I find it difficult to determine whether I would like the show any better if were a more traditional musical, with the dialogue spoken and the songs sung. I must also admit to being unfamiliar with the source material, Arthur Schnitzler's La Ronde, which was clearly much more provocative in its time than Hello Again is today. None of the sexual pairings surprised me, and none of the characters' stories seemed fresh or enlightening. Having the stories span decades didn't really seem to add much, either--are we really surprised by the idea that people were sexually confused and/or promiscuous in earlier times? Even the framework of two people pairing off and then one of them going off to have sex with someone else and then that someone else pairing off with yet another until it comes full circle seemed too familiar to prop up the well-worn individual tales.
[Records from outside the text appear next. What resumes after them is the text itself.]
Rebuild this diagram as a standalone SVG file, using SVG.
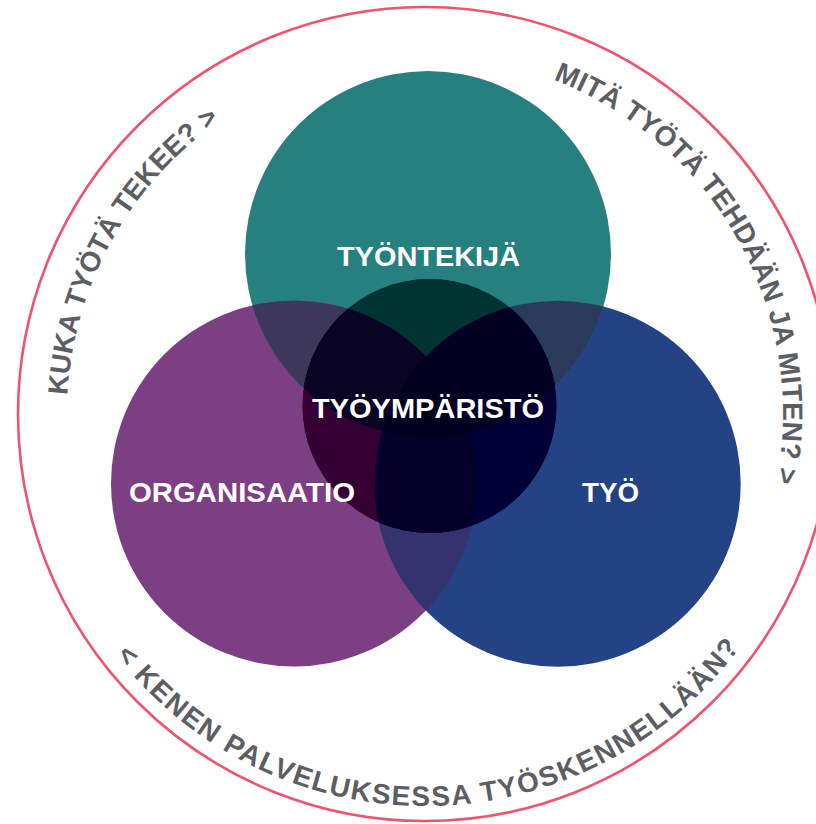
<svg xmlns="http://www.w3.org/2000/svg" xmlns:xlink="http://www.w3.org/1999/xlink" width="816" height="824" viewBox="0 0 816 824">
  <style>
    .label { font-family: "Liberation Sans", Arial, sans-serif; font-weight: 700; font-size: 28px; fill: #ffffff; text-anchor: middle; }
    .question { font-family: "Liberation Sans", Arial, sans-serif; font-weight: 700; font-size: 28px; fill: #5c5e63; }
    .ring { fill: none; stroke: #ec5470; stroke-width: 2.6; }
  </style>
  <defs>
    <!-- circle geometry, shared by fills and clips -->
    <circle id="c-t" cx="428" cy="254" r="183"/>
    <circle id="c-p" cx="294" cy="483.5" r="183"/>
    <circle id="c-n" cx="557.7" cy="483.7" r="183"/>
    <circle id="c-c" cx="429.5" cy="406" r="127"/>
    <clipPath id="clip-t"><circle cx="428" cy="254" r="183"/></clipPath>
    <clipPath id="clip-p"><circle cx="294" cy="483.5" r="183"/></clipPath>
    <clipPath id="clip-n"><circle cx="557.7" cy="483.7" r="183"/></clipPath>
    <clipPath id="clip-c"><circle cx="429.5" cy="406" r="127"/></clipPath>
    <!-- baselines for the ring questions -->
    <path id="arc-left" d="M 67.5 395.3 A 358 358 0 0 1 246 104"/>
    <path id="arc-right" d="M 553.3 79.8 A 358 358 0 0 1 761.4 536.4"/>
    <path id="arc-bottom" d="M 115.7 654.8 A 392 392 0 0 0 764.5 610"/>
  </defs>

  <rect width="816" height="824" fill="#ffffff"/>

  <!-- outer ring -->
  <circle class="ring" cx="425" cy="414" r="407"/>

  <!-- main circles -->
  <g id="node-organisaatio">
    <use xlink:href="#c-p" fill="#7d3f83"/>
  </g>
  <g id="node-tyo">
    <use xlink:href="#c-n" fill="#234385"/>
  </g>
  <g id="node-tyontekija">
    <use xlink:href="#c-t" fill="#268080"/>
  </g>

  <!-- pairwise overlaps -->
  <g id="overlaps">
    <g clip-path="url(#clip-t)">
      <use xlink:href="#c-p" fill="#3d3759"/>
      <use xlink:href="#c-n" fill="#2a3a5d"/>
    </g>
    <g clip-path="url(#clip-p)">
      <use xlink:href="#c-n" fill="#353270"/>
    </g>
  </g>

  <!-- central circle with its darker sub-regions -->
  <g id="node-tyoymparisto">
    <g clip-path="url(#clip-c)">
      <use xlink:href="#c-c" fill="#04001f"/>
      <use xlink:href="#c-t" fill="#013332"/>
      <use xlink:href="#c-p" fill="#330031"/>
      <use xlink:href="#c-n" fill="#000036"/>
      <g clip-path="url(#clip-t)">
        <use xlink:href="#c-p" fill="#0a0424"/>
        <use xlink:href="#c-n" fill="#020021"/>
      </g>
      <g clip-path="url(#clip-p)">
        <use xlink:href="#c-n" fill="#05002a"/>
      </g>
      <g clip-path="url(#clip-t)">
        <g clip-path="url(#clip-p)">
          <use xlink:href="#c-n" fill="#03001f"/>
        </g>
      </g>
    </g>
  </g>

  <!-- circle labels -->
  <g id="labels">
    <text id="label-tyontekija" class="label" x="428.5" y="266" textLength="183" lengthAdjust="spacingAndGlyphs">TYÖNTEKIJÄ</text>
    <text id="label-tyoymparisto" class="label" x="428" y="418" textLength="232" lengthAdjust="spacingAndGlyphs">TYÖYMPÄRISTÖ</text>
    <text id="label-organisaatio" class="label" x="242" y="502" textLength="226" lengthAdjust="spacingAndGlyphs">ORGANISAATIO</text>
    <text id="label-tyo" class="label" x="610.5" y="502" textLength="57" lengthAdjust="spacingAndGlyphs">TYÖ</text>
  </g>

  <!-- questions around the ring -->
  <g id="questions">
    <text class="question"><textPath xlink:href="#arc-left" textLength="325" lengthAdjust="spacing">KUKA TYÖTÄ TEKEE? &gt;</textPath></text>
    <text class="question"><textPath xlink:href="#arc-right" textLength="500" lengthAdjust="spacing">MITÄ TYÖTÄ TEHDÄÄN JA MITEN? &gt;</textPath></text>
    <text class="question"><textPath xlink:href="#arc-bottom" textLength="722" lengthAdjust="spacing">&lt; KENEN PALVELUKSESSA TYÖSKENNELLÄÄN?</textPath></text>
  </g>
</svg>
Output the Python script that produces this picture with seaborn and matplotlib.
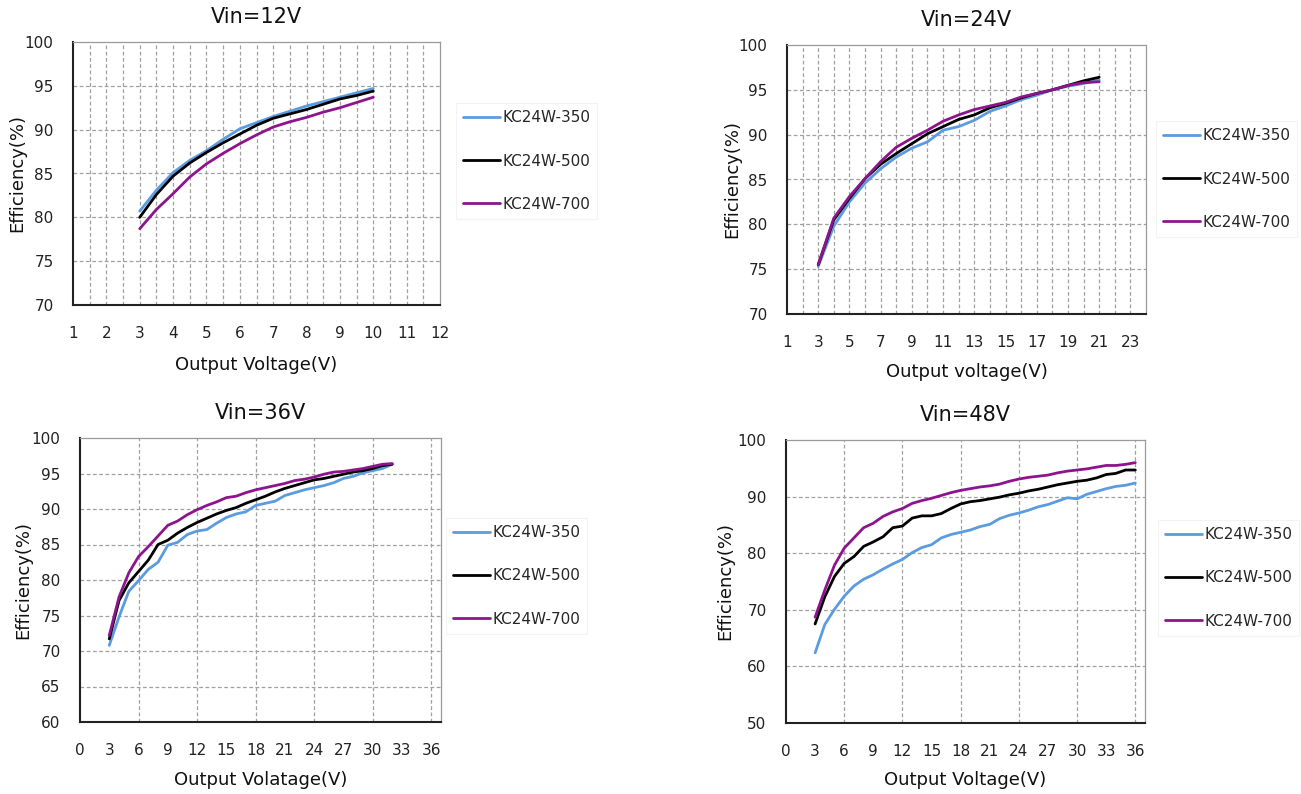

I also found the show to lack emotional resonance, other than the pairing of Tony nominee Alan Campbell as The Senator and Rachel Bay Jones as The Actress. Oh, how trite that storyline is! But Jones acts it for all it's worth, and I feel her pain even as I want to laugh at her for thinking it will ever work out. A scene that should have been infuriating and heartbreaking (and was also about the only surprise in the script, so I won't spoil it other than to say it involves a famous historical event) because of one character's insensitivity to the needs of another--and it's horrible classism--is just glossed over, sapping it of all impact.

Yes, I think that is the problem I have with this show: it lacks impact. It's in your face without being intimate, full of singing without having any songs, and packed with great performances but playing no characters worth caring about (either to pity or to despise). Completely forgettable.

1 comment:

  1. I had very different feelings on this, as you know, but I can see all of your points. The only one I find surprising is that you didn't find any of the music catchy. Even though it's all very fragmentary, I had snippets stuck in my head for days: "The greatest of adventures that a man and woman share is marriage," and "The one I love kisses me, and I flo-o-oat," in particular would not leave me alone.

    What I liked about the familiarity of the stories was that for me, the cumulative effect of this sort of catalog of the ways relationships fail only opened up a greater admiration and yearning for those that don't. For me, the near miss of Daniels and Hammond and the open desperation of Jones were emotional high points. It's not at all shocking, but I found it...tender.